As he was overcome with emotion again, Mr Shannon said: "Never should we leave a man behind."

After regaining his composure, he said: "The atrocities during the Troubles, was nothing more than evil murder.

"There's no glory found in taking the life of 10 men in a van on their way to work.

"There's no honour in wives without husbands, no honour in mothers without sons or children without a father.

"There's no rally cry around bombs that took the lives of men and women, and children within the womb of women out shopping.

"There's no victory in the indiscriminate slaughter of people who are worshipping in their church on a Sunday morning."

He added: "The glory is the legacy of men and women who gave their all for freedom and democracy.

"The honour belongs to those who have lived their lives with the sorrow of great loss, and yet chose not to retaliate.

"Their rally cry is for those who quietly asked that the memory of their loved ones not to be tarnished by lies or media spin.

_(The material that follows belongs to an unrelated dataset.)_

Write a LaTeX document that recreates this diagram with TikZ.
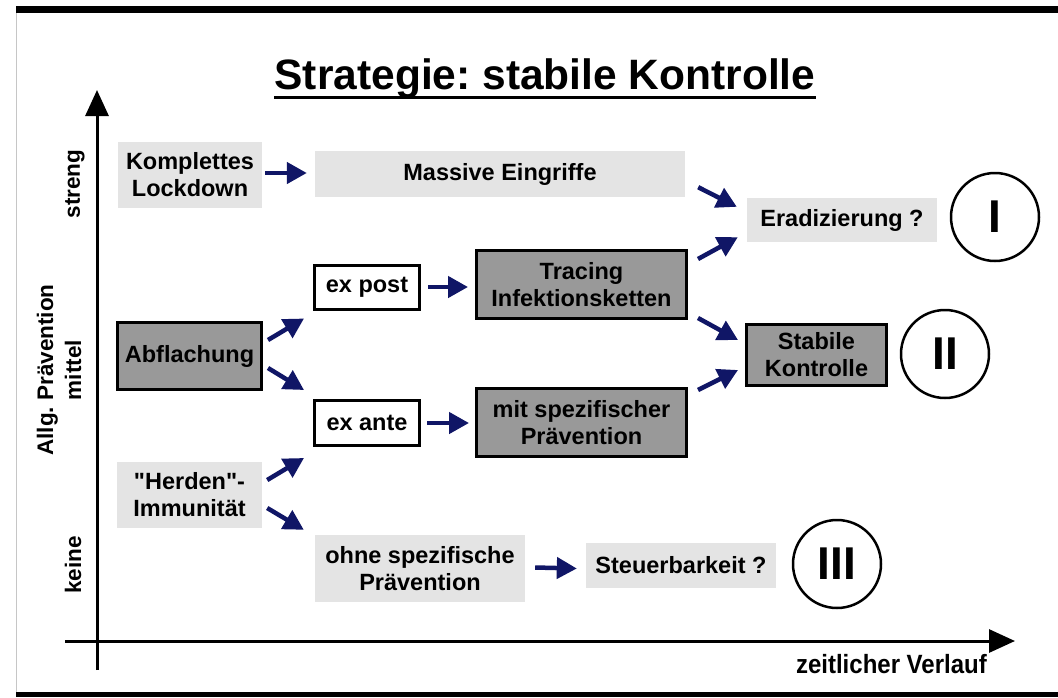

"The victory belongs to the right-thinking people of Northern Ireland, who despite having no reason to trust and nor to forgive, have chosen to support the rule of law and justice, and now are waiting for us to give them the support they deserve in these dark hours."

Mr Shannon's comments came during a debate in which the DUP called for measures to be brought forward to ensure British veterans cannot face probes into their actions during conflicts if they have already been investigated.

The party wants a statute of limitations to be introduced which would apply to those who served in Northern Ireland, as well as other war zones such as Kosovo, Iraq and Afghanistan.

The party's defence spokesman, Sir Jeffrey Donaldson, hit out at human rights lawyers for their pursuit of those who served in the armed forces, police and security services.

In an opposition day debate on historical cases in the armed forces, Tory former defence minister Sir Gerald Howarth accused Northern Ireland Director of Public Prosecutions Barra McGrory of issuing "a fatwa" to the media to suppress criticism of his treatment of veterans.

MPs also accused Sinn Fein of attempting to rewrite the history of the Troubles, turning the focus away from the IRA.

Northern Ireland Secretary James Brokenshire said there was no "moral equivalence" between soldiers who sought to uphold the law in Northern Ireland and "terrorists who sought to destroy it".

He also said he recognised concerns that inquiries in Northern Ireland are disproportionately to do with cases allegedly involving the state.

His colleague, Northern Ireland Minister Kris Hopkins, moved to assuage concerns relating to the reopening of cases as he said specific tests would have to be met before a proposed Historical Investigations Unit (HIU), due to be set up to look at Troubles killings, would consider acting.

He said: "The legislation requiring the HIU will include specific tests that must be met in order that previously completed cases can be reopened for investigation and specifically that new and credible evidence that was not previously available to the authorities is needed before the HIU will open closed cases."

He also acknowledged the current system is in need of reform.

He said: "The present system is not appropriate. It is disproportionate and we need a new system which was agreed under the Stormont Agreement."